→ **Exercise description**
Please write out the lines of the data exactly, beginning with the first and ending with the line containing "const dataB = individuos.map((id, i)"; leave the pictures behind.

::::::

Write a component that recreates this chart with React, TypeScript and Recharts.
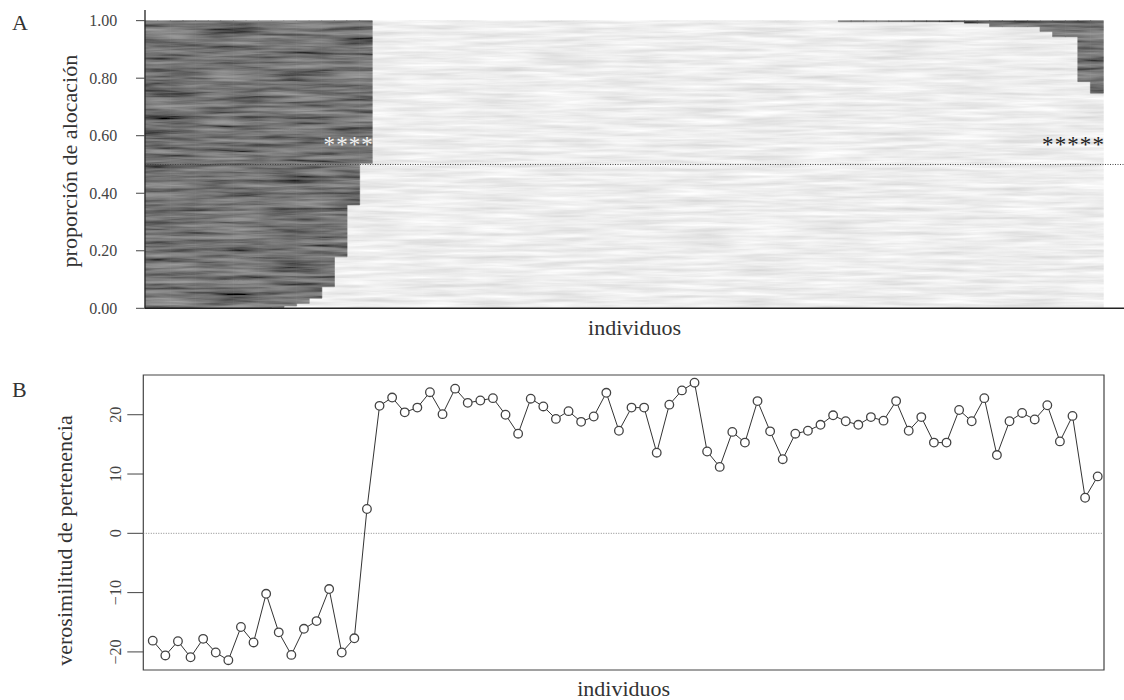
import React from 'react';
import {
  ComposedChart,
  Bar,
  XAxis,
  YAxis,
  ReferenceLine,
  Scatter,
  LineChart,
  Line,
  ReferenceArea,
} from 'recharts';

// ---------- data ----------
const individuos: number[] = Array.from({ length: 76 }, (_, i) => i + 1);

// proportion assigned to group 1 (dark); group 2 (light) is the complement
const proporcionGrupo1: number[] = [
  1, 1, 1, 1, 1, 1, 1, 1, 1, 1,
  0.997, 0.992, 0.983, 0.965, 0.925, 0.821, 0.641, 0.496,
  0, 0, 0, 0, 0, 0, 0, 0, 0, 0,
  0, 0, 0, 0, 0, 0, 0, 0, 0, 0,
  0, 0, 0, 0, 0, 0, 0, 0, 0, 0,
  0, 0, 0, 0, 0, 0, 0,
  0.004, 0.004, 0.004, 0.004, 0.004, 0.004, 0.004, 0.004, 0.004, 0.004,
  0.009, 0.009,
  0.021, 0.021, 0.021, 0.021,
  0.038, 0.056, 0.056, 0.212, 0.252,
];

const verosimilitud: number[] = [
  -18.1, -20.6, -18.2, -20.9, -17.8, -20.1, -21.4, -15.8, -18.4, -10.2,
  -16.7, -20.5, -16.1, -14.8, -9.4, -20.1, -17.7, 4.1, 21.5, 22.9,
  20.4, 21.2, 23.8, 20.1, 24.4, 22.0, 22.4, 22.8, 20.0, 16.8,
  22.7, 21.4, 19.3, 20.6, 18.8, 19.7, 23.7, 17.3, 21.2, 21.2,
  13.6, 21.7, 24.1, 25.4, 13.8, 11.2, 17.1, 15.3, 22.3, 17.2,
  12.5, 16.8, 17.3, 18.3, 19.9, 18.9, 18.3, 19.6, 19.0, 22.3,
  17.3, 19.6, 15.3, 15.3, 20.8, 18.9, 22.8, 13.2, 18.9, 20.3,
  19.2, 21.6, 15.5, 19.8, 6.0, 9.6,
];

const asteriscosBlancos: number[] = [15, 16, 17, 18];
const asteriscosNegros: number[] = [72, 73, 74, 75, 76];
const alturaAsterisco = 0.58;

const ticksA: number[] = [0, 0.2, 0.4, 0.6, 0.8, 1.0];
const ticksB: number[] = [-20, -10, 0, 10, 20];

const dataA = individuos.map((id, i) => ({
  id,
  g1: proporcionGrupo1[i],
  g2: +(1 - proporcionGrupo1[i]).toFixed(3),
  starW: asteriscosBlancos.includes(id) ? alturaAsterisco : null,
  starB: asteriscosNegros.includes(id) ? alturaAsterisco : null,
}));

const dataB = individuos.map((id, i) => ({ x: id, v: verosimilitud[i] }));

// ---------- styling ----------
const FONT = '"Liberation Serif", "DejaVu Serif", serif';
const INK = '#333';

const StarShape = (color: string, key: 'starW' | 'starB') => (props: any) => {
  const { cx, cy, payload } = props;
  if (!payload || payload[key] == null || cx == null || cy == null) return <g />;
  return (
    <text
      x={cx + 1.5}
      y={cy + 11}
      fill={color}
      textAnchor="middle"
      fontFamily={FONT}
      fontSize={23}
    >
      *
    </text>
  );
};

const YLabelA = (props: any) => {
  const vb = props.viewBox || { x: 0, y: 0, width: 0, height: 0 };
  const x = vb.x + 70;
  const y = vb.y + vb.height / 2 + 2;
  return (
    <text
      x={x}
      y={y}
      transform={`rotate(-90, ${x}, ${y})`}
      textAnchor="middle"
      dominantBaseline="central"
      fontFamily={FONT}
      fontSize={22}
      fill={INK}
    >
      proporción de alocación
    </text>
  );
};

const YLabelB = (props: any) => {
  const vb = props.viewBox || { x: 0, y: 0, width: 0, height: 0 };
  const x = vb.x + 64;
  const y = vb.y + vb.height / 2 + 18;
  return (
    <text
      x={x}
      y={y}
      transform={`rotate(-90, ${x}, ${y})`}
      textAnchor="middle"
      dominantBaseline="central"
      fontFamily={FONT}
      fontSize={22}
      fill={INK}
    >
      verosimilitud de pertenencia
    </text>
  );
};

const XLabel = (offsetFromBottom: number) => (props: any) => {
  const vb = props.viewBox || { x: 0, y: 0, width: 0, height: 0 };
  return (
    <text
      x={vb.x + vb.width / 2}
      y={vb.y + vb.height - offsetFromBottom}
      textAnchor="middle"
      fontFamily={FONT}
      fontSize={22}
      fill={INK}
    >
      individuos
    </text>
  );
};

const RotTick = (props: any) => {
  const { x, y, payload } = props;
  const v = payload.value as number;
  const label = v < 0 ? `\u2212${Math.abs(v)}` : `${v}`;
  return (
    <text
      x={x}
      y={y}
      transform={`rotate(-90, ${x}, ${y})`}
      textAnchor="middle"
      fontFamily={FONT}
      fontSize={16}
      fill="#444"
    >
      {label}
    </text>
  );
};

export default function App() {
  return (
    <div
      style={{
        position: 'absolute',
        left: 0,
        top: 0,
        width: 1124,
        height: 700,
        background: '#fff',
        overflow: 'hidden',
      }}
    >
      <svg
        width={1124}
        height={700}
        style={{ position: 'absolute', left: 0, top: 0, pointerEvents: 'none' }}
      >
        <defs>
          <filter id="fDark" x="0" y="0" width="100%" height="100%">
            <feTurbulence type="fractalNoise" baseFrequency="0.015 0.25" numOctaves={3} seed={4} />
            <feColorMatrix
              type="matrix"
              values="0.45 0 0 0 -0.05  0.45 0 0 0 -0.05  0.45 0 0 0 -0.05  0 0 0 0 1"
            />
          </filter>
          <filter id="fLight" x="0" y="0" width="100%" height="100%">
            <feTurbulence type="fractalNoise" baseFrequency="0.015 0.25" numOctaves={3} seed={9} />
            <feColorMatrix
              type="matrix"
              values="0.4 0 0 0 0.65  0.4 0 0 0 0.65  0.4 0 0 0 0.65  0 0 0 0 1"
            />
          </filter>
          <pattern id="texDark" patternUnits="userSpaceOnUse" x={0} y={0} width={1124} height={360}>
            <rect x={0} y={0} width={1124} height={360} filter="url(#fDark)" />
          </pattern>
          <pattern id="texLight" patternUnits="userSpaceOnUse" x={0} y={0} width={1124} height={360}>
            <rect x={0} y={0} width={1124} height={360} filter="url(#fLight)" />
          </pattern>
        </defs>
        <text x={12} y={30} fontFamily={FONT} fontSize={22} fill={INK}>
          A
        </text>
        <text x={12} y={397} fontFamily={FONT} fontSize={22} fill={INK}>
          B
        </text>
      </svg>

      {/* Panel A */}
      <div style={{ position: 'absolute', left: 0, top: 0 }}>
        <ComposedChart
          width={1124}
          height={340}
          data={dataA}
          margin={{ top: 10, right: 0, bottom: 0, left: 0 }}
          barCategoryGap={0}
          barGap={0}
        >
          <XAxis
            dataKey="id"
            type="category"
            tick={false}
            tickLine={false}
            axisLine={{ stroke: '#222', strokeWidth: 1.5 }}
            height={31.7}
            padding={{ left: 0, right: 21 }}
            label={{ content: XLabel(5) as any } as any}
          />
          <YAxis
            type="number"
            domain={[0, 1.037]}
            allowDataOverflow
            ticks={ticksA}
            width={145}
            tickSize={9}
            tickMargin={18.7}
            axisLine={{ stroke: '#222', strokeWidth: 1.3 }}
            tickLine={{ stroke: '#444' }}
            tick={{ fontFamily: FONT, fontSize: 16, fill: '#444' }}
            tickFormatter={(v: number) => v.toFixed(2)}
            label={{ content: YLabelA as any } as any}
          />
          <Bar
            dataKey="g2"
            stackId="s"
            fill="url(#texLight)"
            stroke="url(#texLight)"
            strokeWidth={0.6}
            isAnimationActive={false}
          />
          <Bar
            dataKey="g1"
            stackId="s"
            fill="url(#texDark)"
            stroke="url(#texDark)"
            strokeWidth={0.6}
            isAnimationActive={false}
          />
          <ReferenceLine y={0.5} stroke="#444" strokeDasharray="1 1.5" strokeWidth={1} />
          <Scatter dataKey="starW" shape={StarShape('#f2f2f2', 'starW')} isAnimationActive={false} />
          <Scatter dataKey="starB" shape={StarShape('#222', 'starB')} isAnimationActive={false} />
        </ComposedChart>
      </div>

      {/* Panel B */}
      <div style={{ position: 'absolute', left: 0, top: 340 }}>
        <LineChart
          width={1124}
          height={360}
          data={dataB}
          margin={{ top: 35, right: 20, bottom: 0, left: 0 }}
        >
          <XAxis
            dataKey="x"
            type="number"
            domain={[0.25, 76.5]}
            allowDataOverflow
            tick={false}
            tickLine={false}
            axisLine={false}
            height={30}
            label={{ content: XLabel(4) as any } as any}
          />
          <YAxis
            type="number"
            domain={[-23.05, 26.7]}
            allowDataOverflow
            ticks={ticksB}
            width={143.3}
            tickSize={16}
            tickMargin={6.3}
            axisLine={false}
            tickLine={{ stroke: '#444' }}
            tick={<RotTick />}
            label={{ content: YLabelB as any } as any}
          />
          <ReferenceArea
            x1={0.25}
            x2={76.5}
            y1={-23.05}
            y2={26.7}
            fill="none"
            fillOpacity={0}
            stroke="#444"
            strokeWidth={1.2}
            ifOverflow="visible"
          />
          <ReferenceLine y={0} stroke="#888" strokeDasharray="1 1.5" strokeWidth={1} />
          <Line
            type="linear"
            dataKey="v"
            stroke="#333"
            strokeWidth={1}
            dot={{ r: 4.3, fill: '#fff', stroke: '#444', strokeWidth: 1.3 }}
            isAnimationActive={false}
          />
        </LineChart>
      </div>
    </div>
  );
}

::::::

→ **Complete answer**
Write a component that recreates this chart with React, TypeScript and Recharts.
import React from 'react';
import {
  ComposedChart,
  Bar,
  XAxis,
  YAxis,
  ReferenceLine,
  Scatter,
  LineChart,
  Line,
  ReferenceArea,
} from 'recharts';

// ---------- data ----------
const individuos: number[] = Array.from({ length: 76 }, (_, i) => i + 1);

// proportion assigned to group 1 (dark); group 2 (light) is the complement
const proporcionGrupo1: number[] = [
  1, 1, 1, 1, 1, 1, 1, 1, 1, 1,
  0.997, 0.992, 0.983, 0.965, 0.925, 0.821, 0.641, 0.496,
  0, 0, 0, 0, 0, 0, 0, 0, 0, 0,
  0, 0, 0, 0, 0, 0, 0, 0, 0, 0,
  0, 0, 0, 0, 0, 0, 0, 0, 0, 0,
  0, 0, 0, 0, 0, 0, 0,
  0.004, 0.004, 0.004, 0.004, 0.004, 0.004, 0.004, 0.004, 0.004, 0.004,
  0.009, 0.009,
  0.021, 0.021, 0.021, 0.021,
  0.038, 0.056, 0.056, 0.212, 0.252,
];

const verosimilitud: number[] = [
  -18.1, -20.6, -18.2, -20.9, -17.8, -20.1, -21.4, -15.8, -18.4, -10.2,
  -16.7, -20.5, -16.1, -14.8, -9.4, -20.1, -17.7, 4.1, 21.5, 22.9,
  20.4, 21.2, 23.8, 20.1, 24.4, 22.0, 22.4, 22.8, 20.0, 16.8,
  22.7, 21.4, 19.3, 20.6, 18.8, 19.7, 23.7, 17.3, 21.2, 21.2,
  13.6, 21.7, 24.1, 25.4, 13.8, 11.2, 17.1, 15.3, 22.3, 17.2,
  12.5, 16.8, 17.3, 18.3, 19.9, 18.9, 18.3, 19.6, 19.0, 22.3,
  17.3, 19.6, 15.3, 15.3, 20.8, 18.9, 22.8, 13.2, 18.9, 20.3,
  19.2, 21.6, 15.5, 19.8, 6.0, 9.6,
];

const asteriscosBlancos: number[] = [15, 16, 17, 18];
const asteriscosNegros: number[] = [72, 73, 74, 75, 76];
const alturaAsterisco = 0.58;

const ticksA: number[] = [0, 0.2, 0.4, 0.6, 0.8, 1.0];
const ticksB: number[] = [-20, -10, 0, 10, 20];

const dataA = individuos.map((id, i) => ({
  id,
  g1: proporcionGrupo1[i],
  g2: +(1 - proporcionGrupo1[i]).toFixed(3),
  starW: asteriscosBlancos.includes(id) ? alturaAsterisco : null,
  starB: asteriscosNegros.includes(id) ? alturaAsterisco : null,
}));

const dataB = individuos.map((id, i) => ({ x: id, v: verosimilitud[i] }));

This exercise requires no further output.